- _Goal of the exercise_
Repeat all of the material below exactly as written, images excluded.

- _Provided data_
## START

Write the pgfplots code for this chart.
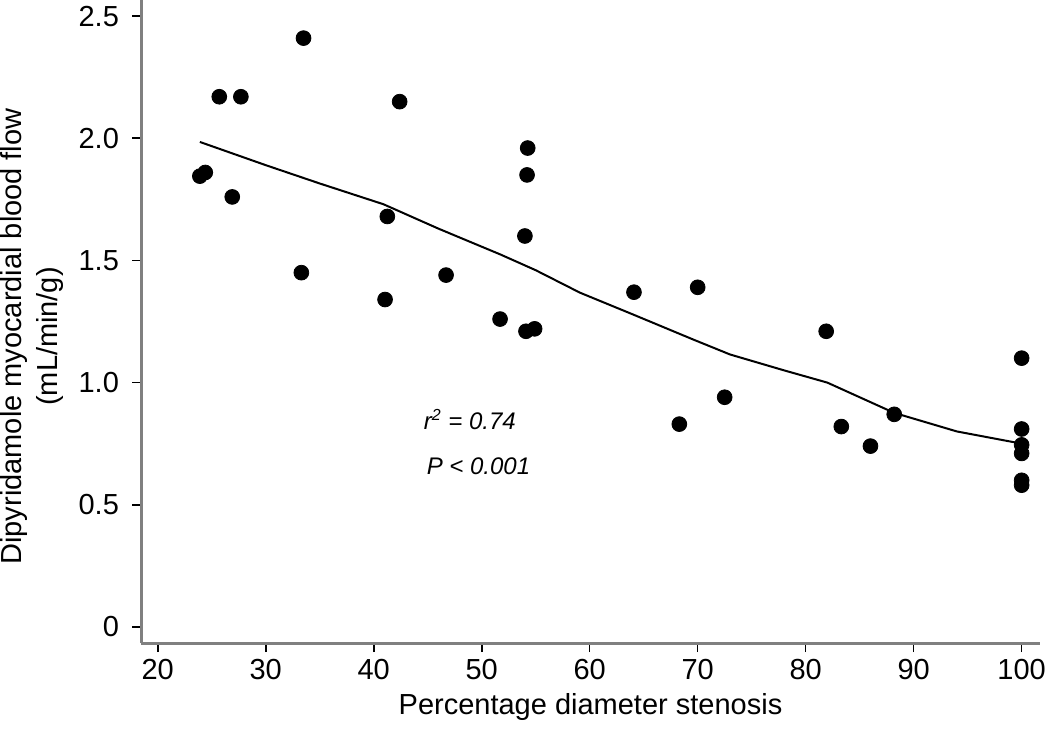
\documentclass[border=0pt]{standalone}
\usepackage{fontspec}
\setmainfont{Liberation Sans}
\usepackage{pgfplots}
\pgfplotsset{compat=1.18}

\begin{document}
\begin{tikzpicture}
\begin{axis}[
    scale only axis,
    width=449.5pt,
    height=321.5pt,
    xmin=18.45, xmax=101.7,
    ymin=-0.066, ymax=2.566,
    axis lines=left,
    axis line style={-, draw=gray, line width=1.5pt},
    tick style={black, line width=0.8pt},
    tick align=outside,
    major tick length=4.5pt,
    xtick={20,30,40,50,60,70,80,90,100},
    ytick={0,0.5,1,1.5,2,2.5},
    yticklabels={0,0.5,1.0,1.5,2.0,2.5},
    /pgf/number format/assume math mode=true,
    tick label style={font=\fontsize{14.5}{16}\selectfont},
    yticklabel style={xshift=-3pt},
    xlabel={Percentage diameter stenosis},
    ylabel={Dipyridamole myocardial blood flow\\(mL/min/g)},
    label style={font=\fontsize{14.5}{17}\selectfont},
    ylabel style={align=center, font=\fontsize{14.5}{18}\selectfont, xshift=-7.5pt, yshift=0.5pt},
    clip=false,
]
% stenosis vs flow
\addplot[only marks, mark=*, mark size=3.7pt, black] coordinates {
    (23.9,1.845) (24.4,1.86) (25.7,2.17) (27.7,2.17) (26.9,1.76)
    (33.5,2.41) (33.3,1.45) (41.05,1.34) (41.26,1.68) (42.4,2.15)
    (46.7,1.44) (51.7,1.26) (54.0,1.60) (54.2,1.85) (54.26,1.96)
    (54.1,1.21) (54.9,1.22) (64.1,1.37) (68.3,0.83) (70.0,1.39)
    (72.5,0.94) (81.9,1.21) (83.3,0.82) (86.0,0.74) (88.2,0.87)
    (100,1.10) (100,0.81) (100,0.745) (100,0.71) (100,0.60) (100,0.58)
};
% smoothed fit
\addplot[black, line width=1pt] coordinates {
    (23.9,1.985) (30,1.89) (35,1.815) (40.9,1.73) (46,1.63) (51.7,1.525)
    (55,1.46) (59.1,1.368) (64,1.279) (69.6,1.176) (73,1.115) (78,1.05)
    (82,1.0) (85,0.94) (88.2,0.876) (94,0.80) (100,0.75)
};
\node[font=\fontsize{12}{14}\selectfont\itshape] at (axis cs:48.9,0.848) {r\textsuperscript{2} = 0.74};
\node[font=\fontsize{12}{14}\selectfont\itshape] at (axis cs:49.7,0.656) {P < 0.001};
\coordinate (ll) at (rel axis cs:0,0);
\coordinate (ur) at (rel axis cs:1,1);
\end{axis}
\pgfresetboundingbox
\path[use as bounding box] ([xshift=-70.5pt,yshift=-43pt]ll) rectangle ([xshift=5pt]ur);
\end{tikzpicture}
\end{document}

## END

- _Reply_
Write the pgfplots code for this chart.
\documentclass[border=0pt]{standalone}
\usepackage{fontspec}
\setmainfont{Liberation Sans}
\usepackage{pgfplots}
\pgfplotsset{compat=1.18}

\begin{document}
\begin{tikzpicture}
\begin{axis}[
    scale only axis,
    width=449.5pt,
    height=321.5pt,
    xmin=18.45, xmax=101.7,
    ymin=-0.066, ymax=2.566,
    axis lines=left,
    axis line style={-, draw=gray, line width=1.5pt},
    tick style={black, line width=0.8pt},
    tick align=outside,
    major tick length=4.5pt,
    xtick={20,30,40,50,60,70,80,90,100},
    ytick={0,0.5,1,1.5,2,2.5},
    yticklabels={0,0.5,1.0,1.5,2.0,2.5},
    /pgf/number format/assume math mode=true,
    tick label style={font=\fontsize{14.5}{16}\selectfont},
    yticklabel style={xshift=-3pt},
    xlabel={Percentage diameter stenosis},
    ylabel={Dipyridamole myocardial blood flow\\(mL/min/g)},
    label style={font=\fontsize{14.5}{17}\selectfont},
    ylabel style={align=center, font=\fontsize{14.5}{18}\selectfont, xshift=-7.5pt, yshift=0.5pt},
    clip=false,
]
% stenosis vs flow
\addplot[only marks, mark=*, mark size=3.7pt, black] coordinates {
    (23.9,1.845) (24.4,1.86) (25.7,2.17) (27.7,2.17) (26.9,1.76)
    (33.5,2.41) (33.3,1.45) (41.05,1.34) (41.26,1.68) (42.4,2.15)
    (46.7,1.44) (51.7,1.26) (54.0,1.60) (54.2,1.85) (54.26,1.96)
    (54.1,1.21) (54.9,1.22) (64.1,1.37) (68.3,0.83) (70.0,1.39)
    (72.5,0.94) (81.9,1.21) (83.3,0.82) (86.0,0.74) (88.2,0.87)
    (100,1.10) (100,0.81) (100,0.745) (100,0.71) (100,0.60) (100,0.58)
};
% smoothed fit
\addplot[black, line width=1pt] coordinates {
    (23.9,1.985) (30,1.89) (35,1.815) (40.9,1.73) (46,1.63) (51.7,1.525)
    (55,1.46) (59.1,1.368) (64,1.279) (69.6,1.176) (73,1.115) (78,1.05)
    (82,1.0) (85,0.94) (88.2,0.876) (94,0.80) (100,0.75)
};
\node[font=\fontsize{12}{14}\selectfont\itshape] at (axis cs:48.9,0.848) {r\textsuperscript{2} = 0.74};
\node[font=\fontsize{12}{14}\selectfont\itshape] at (axis cs:49.7,0.656) {P < 0.001};
\coordinate (ll) at (rel axis cs:0,0);
\coordinate (ur) at (rel axis cs:1,1);
\end{axis}
\pgfresetboundingbox
\path[use as bounding box] ([xshift=-70.5pt,yshift=-43pt]ll) rectangle ([xshift=5pt]ur);
\end{tikzpicture}
\end{document}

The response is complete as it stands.